Is it based on mail undeliverable errors? Or attempts to login using IMAP or SMTP with it? Or is it exposed during the SMTP protocol?
As someone who doesn't rely on this feature, I'd love to know now as well, but perhaps the etiquette in public would be to align ourselves with:
> we will not discuss or disclose the details of the exploits until they're fixed.
But if there's a public forum where the cat's already out of the bag, then game on. Perhaps this:
https://www.reddit.com/r/apple/comments/1ukilw1/apple_hide_m...

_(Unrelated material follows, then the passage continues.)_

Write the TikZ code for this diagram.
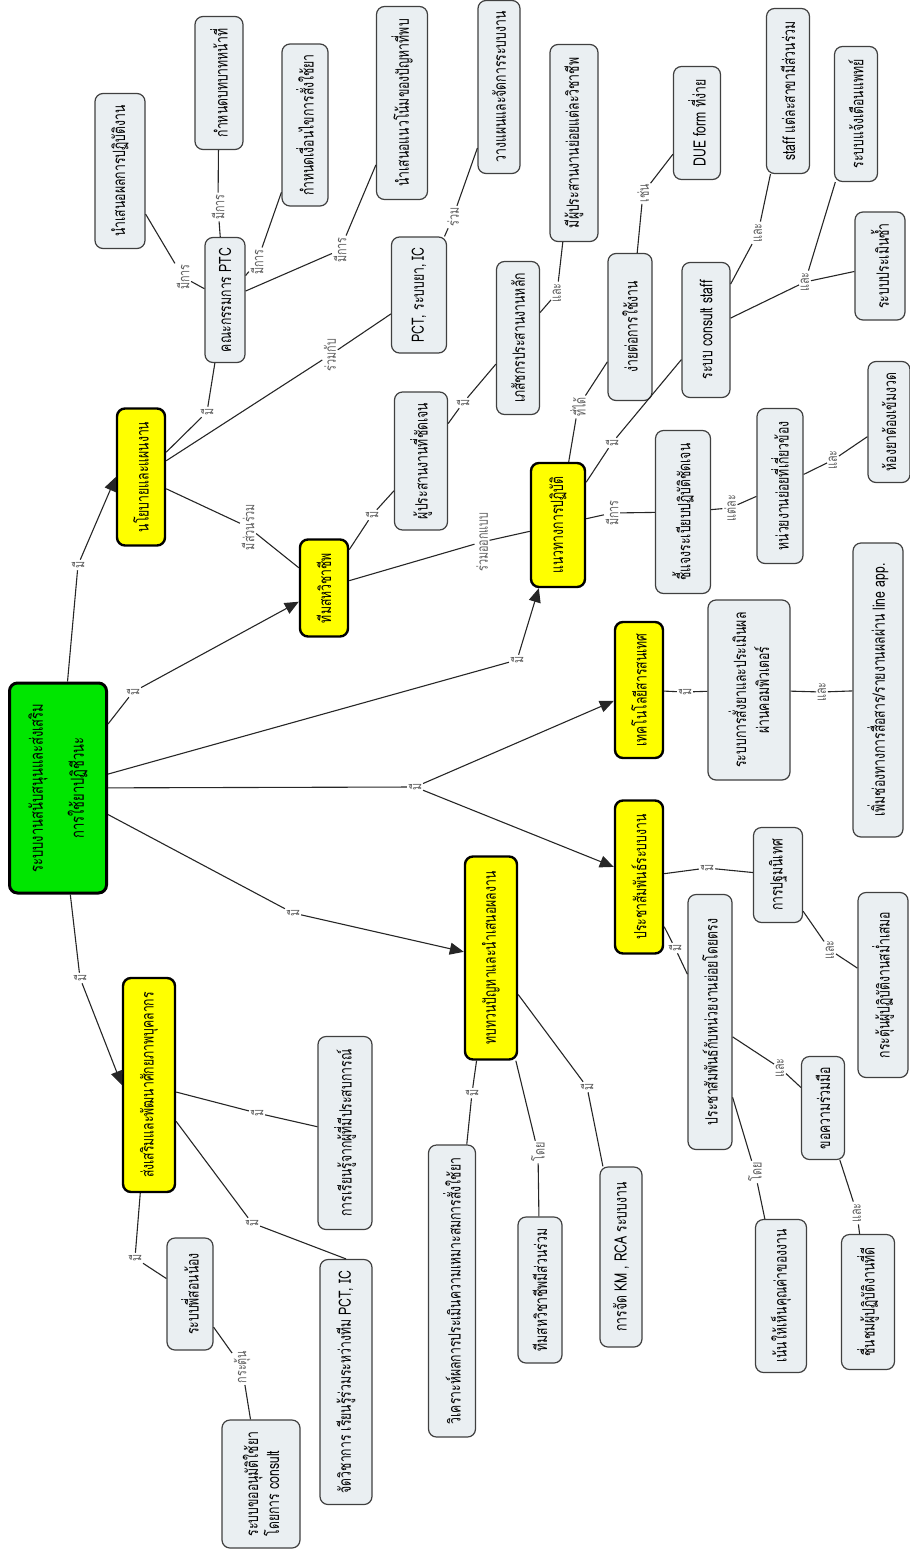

My guess would be it has nothing to do with email itself. Maybe it's some iCloud API that accepts obfuscated emails but returns the original email in the response, or an ID which can be used to retrieve the iCloud email from another API endpoint. Could be as simple as an "add contact/friend" feature in some Apple product (like a mail client, or a file sharing service) that resolves the obfuscated email to the original iCloud account.
I think you should formally write to Apple and give notice of 30 days to contact you or you will reveal it.
Send it to the USA media and regulator too
archive link: https://archive.vn/mCbBw
I think "real email" address is underselling it, since that's commonly the apple-ID, which is the gateway to some people's whole digital existence. Not to mention the fact, you tend to use hidemyemail in particular for services you don't want any identity leaked to. The "real email" may contain your legal name already.
We put up a timeline of the disclosure here: https://easyoptouts.com/guides/apple-hide-my-email-is-leakin...
Thanks! We'll make that the main URL and put the submitted link in the toptext.
That's disappointing, both that the vulnerability exists in the first place, and that Apple takes over a year to not even fix it.